→ Task brief: Copy exactly, and only, the lines below from the first through the one containing "plt.rcParams['axes.unicode_minus'] = False", both included; pictures are omitted.

--- Start Supplied data ---

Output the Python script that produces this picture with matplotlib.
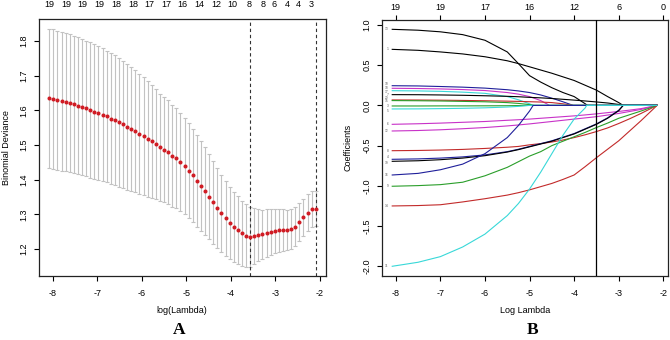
import matplotlib
matplotlib.use("Agg")
import matplotlib.pyplot as plt

plt.rcParams['font.family'] = ['Liberation Sans', 'DejaVu Sans']
plt.rcParams['axes.unicode_minus'] = False

# ---------------- panel A: cross-validated deviance ----------------
log_lambda = [-8.08, -7.99, -7.90, -7.80, -7.71, -7.62, -7.53, -7.44, -7.34, -7.25,
              -7.16, -7.07, -6.98, -6.88, -6.79, -6.70, -6.61, -6.52, -6.42, -6.33,
              -6.24, -6.15, -6.06, -5.96, -5.87, -5.78, -5.69, -5.60, -5.50, -5.41,
              -5.32, -5.23, -5.14, -5.04, -4.95, -4.86, -4.77, -4.68, -4.58, -4.49,
              -4.40, -4.31, -4.22, -4.12, -4.03, -3.94, -3.85, -3.76, -3.66, -3.57,
              -3.48, -3.39, -3.30, -3.20, -3.11, -3.02, -2.93, -2.84, -2.74, -2.65,
              -2.56, -2.47, -2.38, -2.28, -2.19, -2.10]
cv_mean = [1.634, 1.632, 1.629, 1.626, 1.623, 1.620, 1.617, 1.613, 1.609, 1.605,
           1.601, 1.596, 1.592, 1.587, 1.582, 1.576, 1.571, 1.565, 1.559, 1.552,
           1.546, 1.539, 1.532, 1.525, 1.516, 1.510, 1.503, 1.493, 1.486, 1.479,
           1.469, 1.461, 1.450, 1.439, 1.426, 1.413, 1.397, 1.382, 1.367, 1.351,
           1.334, 1.317, 1.303, 1.289, 1.276, 1.264, 1.255, 1.245, 1.238, 1.235,
           1.238, 1.240, 1.242, 1.246, 1.250, 1.252, 1.254, 1.254, 1.254, 1.257,
           1.264, 1.277, 1.291, 1.305, 1.315, 1.316]
cv_se = [0.201, 0.201, 0.200, 0.200, 0.199, 0.199, 0.198, 0.198, 0.197, 0.196,
         0.195, 0.194, 0.193, 0.192, 0.190, 0.189, 0.187, 0.185, 0.183, 0.181,
         0.179, 0.176, 0.173, 0.170, 0.167, 0.163, 0.158, 0.155, 0.152, 0.150,
         0.147, 0.144, 0.141, 0.138, 0.136, 0.134, 0.133, 0.130, 0.127, 0.122,
         0.119, 0.115, 0.111, 0.108, 0.104, 0.101, 0.097, 0.094, 0.091, 0.087,
         0.080, 0.075, 0.071, 0.068, 0.066, 0.064, 0.062, 0.060, 0.058, 0.057,
         0.056, 0.055, 0.054, 0.053, 0.052, 0.051]
lambda_min = -3.57
lambda_1se = -2.10

top_a_pos = [-8.08, -7.70, -7.33, -6.95, -6.58, -6.20, -5.83, -5.45, -5.08, -4.71,
             -4.33, -3.96, -3.60, -3.27, -3.04, -2.74, -2.48, -2.20]
top_a_lab = ['19', '19', '19', '19', '18', '18', '17', '17', '16', '14',
             '12', '10', '8', '8', '6', '4', '4', '3']

# ---------------- panel B: coefficient paths ----------------
grid_b = [-8.08, -7.5, -7.0, -6.5, -6.0, -5.5, -5.25, -5.0, -4.75, -4.5,
          -4.25, -4.0, -3.75, -3.5, -3.25, -3.0, -2.75, -2.5, -2.14]
path_names = ['13', '1', '10', '18', '17', '7', '20', '15', '3', '5',
              '6', '12', '8', '4', '19', '16', '9', '14', '11']
path_colors = ['black', 'black', '#1f1f9a', '#c832c8', '#38d8d8', 'black', '#c22a2a', '#2a9e2a',
               '#2a9e2a', '#38d8d8', '#c832c8', '#c832c8', '#c22a2a', '#1f1f9a', 'black',
               '#1f1f9a', '#2a9e2a', '#c22a2a', '#38d8d8']
# log lambda at which each coefficient becomes zero
path_drop = [-3.70, -2.90, -4.02, -4.55, -4.92, -2.90, -4.02, -4.90, -5.00, -5.00,
             -2.14, -2.14, -2.14, -2.90, -2.90, -4.92, -2.14, -2.14, -3.72]
path_13 = [0.946, 0.935, 0.915, 0.88, 0.81, 0.665, 0.52, 0.37, 0.29, 0.22, 0.16, 0.11, 0.02]
path_1 = [0.697, 0.685, 0.665, 0.64, 0.605, 0.555, 0.52, 0.48, 0.44, 0.40, 0.355, 0.31,
          0.25, 0.19, 0.11, 0.035]
path_10 = [0.245, 0.242, 0.235, 0.227, 0.215, 0.195, 0.18, 0.16, 0.13, 0.09, 0.045]
path_18 = [0.213, 0.21, 0.205, 0.197, 0.185, 0.16, 0.14, 0.11, 0.06]
path_17 = [0.183, 0.18, 0.175, 0.165, 0.15, 0.11, 0.07, 0.02]
path_7 = [0.134, 0.133, 0.13, 0.126, 0.12, 0.113, 0.108, 0.10, 0.094, 0.086, 0.076, 0.066,
          0.055, 0.043, 0.03, 0.012]
path_20 = [0.068, 0.067, 0.065, 0.062, 0.058, 0.053, 0.05, 0.046, 0.042, 0.035, 0.02]
path_15 = [0.06, 0.058, 0.055, 0.05, 0.045, 0.035, 0.025, 0.01]
path_3 = [-0.007, -0.007, -0.006, -0.006, -0.005, -0.004, -0.002]
path_5 = [-0.044, -0.043, -0.04, -0.036, -0.03, -0.02, -0.012]
path_6 = [-0.235, -0.228, -0.22, -0.21, -0.20, -0.185, -0.178, -0.17, -0.16, -0.15, -0.14,
          -0.13, -0.118, -0.105, -0.09, -0.075, -0.058, -0.04]
path_12 = [-0.318, -0.312, -0.303, -0.29, -0.275, -0.255, -0.243, -0.23, -0.215, -0.20,
           -0.185, -0.17, -0.155, -0.14, -0.12, -0.10, -0.075, -0.05]
path_8 = [-0.563, -0.56, -0.555, -0.547, -0.535, -0.52, -0.51, -0.49, -0.475, -0.455,
          -0.43, -0.40, -0.365, -0.325, -0.28, -0.225, -0.165, -0.10]
path_4 = [-0.67, -0.665, -0.655, -0.64, -0.615, -0.575, -0.545, -0.51, -0.475, -0.44,
          -0.395, -0.35, -0.29, -0.23, -0.155, -0.06]
path_19 = [-0.695, -0.688, -0.675, -0.655, -0.625, -0.58, -0.55, -0.515, -0.48, -0.445,
           -0.40, -0.355, -0.295, -0.235, -0.16, -0.065]
path_16 = [-0.865, -0.845, -0.80, -0.73, -0.60, -0.40, -0.25, -0.07]
path_9 = [-1.005, -0.997, -0.985, -0.955, -0.875, -0.77, -0.70, -0.63, -0.575, -0.50,
          -0.445, -0.39, -0.335, -0.275, -0.22, -0.16, -0.115, -0.07]
path_14 = [-1.25, -1.245, -1.235, -1.20, -1.16, -1.115, -1.085, -1.05, -1.01, -0.97,
           -0.92, -0.865, -0.76, -0.65, -0.545, -0.44, -0.315, -0.19]
path_11 = [-2.0, -1.95, -1.88, -1.76, -1.60, -1.37, -1.22, -1.04, -0.83, -0.60, -0.37,
           -0.17, -0.03]
path_values = [path_13, path_1, path_10, path_18, path_17, path_7, path_20, path_15, path_3,
               path_5, path_6, path_12, path_8, path_4, path_19, path_16, path_9, path_14,
               path_11]
lambda_sel = -3.51
top_b_pos = [-8, -7, -6, -5, -4, -3, -2]
top_b_lab = ['19', '19', '17', '16', '12', '6', '0']

# small vertical nudges (points) so the tiny variable labels don't sit on top of each other
label_nudge = {'10': 1.2, '18': 0.3, '17': -0.8, '20': 1.6, '15': -0.6, '3': -0.2,
               '5': -1.4, '4': 1.3, '19': -1.3}

# ---------------- figure ----------------
fig = plt.figure(figsize=(6.7, 3.4), dpi=100)
axA = fig.add_axes([0.0582, 0.1882, 0.4284, 0.7559])
axB = fig.add_axes([0.5701, 0.1882, 0.4269, 0.7530])

# panel A
axA.errorbar(log_lambda, cv_mean, yerr=cv_se, fmt='none', ecolor='#c2c2c2',
             elinewidth=0.8, capsize=1.6, capthick=0.8, zorder=1)
axA.plot(log_lambda, cv_mean, 'o', color='#d01c24', ms=2.9, mec='none', zorder=3)
for xv in (lambda_min, lambda_1se):
    axA.axvline(xv, color='#333333', lw=0.8, ls=(0, (3, 2.5)), zorder=2)
axA.set_xlim(-8.31, -1.865)
axA.set_ylim(1.122, 1.863)
axA.set_xticks([-8, -7, -6, -5, -4, -3, -2])
axA.set_yticks([1.2, 1.3, 1.4, 1.5, 1.6, 1.7, 1.8])
topA = axA.secondary_xaxis('top')
topA.set_xticks(top_a_pos, labels=top_a_lab)
topA.tick_params(length=0, pad=7.5, labelsize=6.5)

# panel B
for vals, drop, col, name in zip(path_values, path_drop, path_colors, path_names):
    xs = grid_b[:len(vals)] + [drop]
    ys = list(vals) + [0.0]
    if drop < grid_b[-1]:
        xs.append(grid_b[-1])
        ys.append(0.0)
    axB.plot(xs, ys, color=col, lw=0.8, zorder=2)
    axB.annotate(name, (grid_b[0] - 0.08, vals[0]), xytext=(0, label_nudge.get(name, 0)),
                 textcoords='offset points', fontsize=2.3, color='#555555',
                 ha='right', va='center')
axB.axvline(lambda_sel, color='black', lw=0.9, zorder=3)
axB.set_xlim(-8.31, -1.895)
axB.set_ylim(-2.121, 1.062)
axB.set_xticks([-8, -7, -6, -5, -4, -3, -2])
axB.set_yticks([-2.0, -1.5, -1.0, -0.5, 0.0, 0.5, 1.0])
axB.set_yticklabels(['-2.0', '-1.5', '-1.0', '-0.5', '0.0', '0.5', '1.0'])
topB = axB.secondary_xaxis('top')
topB.set_xticks(top_b_pos, labels=top_b_lab)
topB.tick_params(length=3.5, width=0.8, pad=2.5, labelsize=6.5)

for ax in (axA, axB):
    ax.tick_params(axis='both', direction='out', length=3.5, width=0.8, labelsize=6.5)
    ax.tick_params(axis='x', pad=6)
    ax.tick_params(axis='y', pad=4, labelrotation=90)
    for lab in ax.get_yticklabels():
        lab.set_va('center')
    for sp in ax.spines.values():
        sp.set_linewidth(0.9)
        sp.set_color('#222222')
topA.spines['top'].set_visible(False)
topB.spines['top'].set_visible(False)

fig.text(0.2716, 0.0853, 'log(Lambda)', ha='center', va='center', fontsize=6.5)
fig.text(0.7836, 0.0853, 'Log Lambda', ha='center', va='center', fontsize=6.5)
fig.text(0.009, 0.566, 'Binomial Deviance', ha='center', va='center', rotation=90, fontsize=6.5)
fig.text(0.519, 0.566, 'Coefficients', ha='center', va='center', rotation=90, fontsize=6.5)
fig.text(0.2670, 0.030, 'A', ha='center', va='center', fontsize=12.5, fontweight='bold',
         family=['Liberation Serif', 'DejaVu Serif'])
fig.text(0.7955, 0.030, 'B', ha='center', va='center', fontsize=12.5, fontweight='bold',
         family=['Liberation Serif', 'DejaVu Serif'])

fig.savefig('out.png', dpi=100)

--- End Supplied data ---

→ Correct response:
Output the Python script that produces this picture with matplotlib.
import matplotlib
matplotlib.use("Agg")
import matplotlib.pyplot as plt

plt.rcParams['font.family'] = ['Liberation Sans', 'DejaVu Sans']
plt.rcParams['axes.unicode_minus'] = False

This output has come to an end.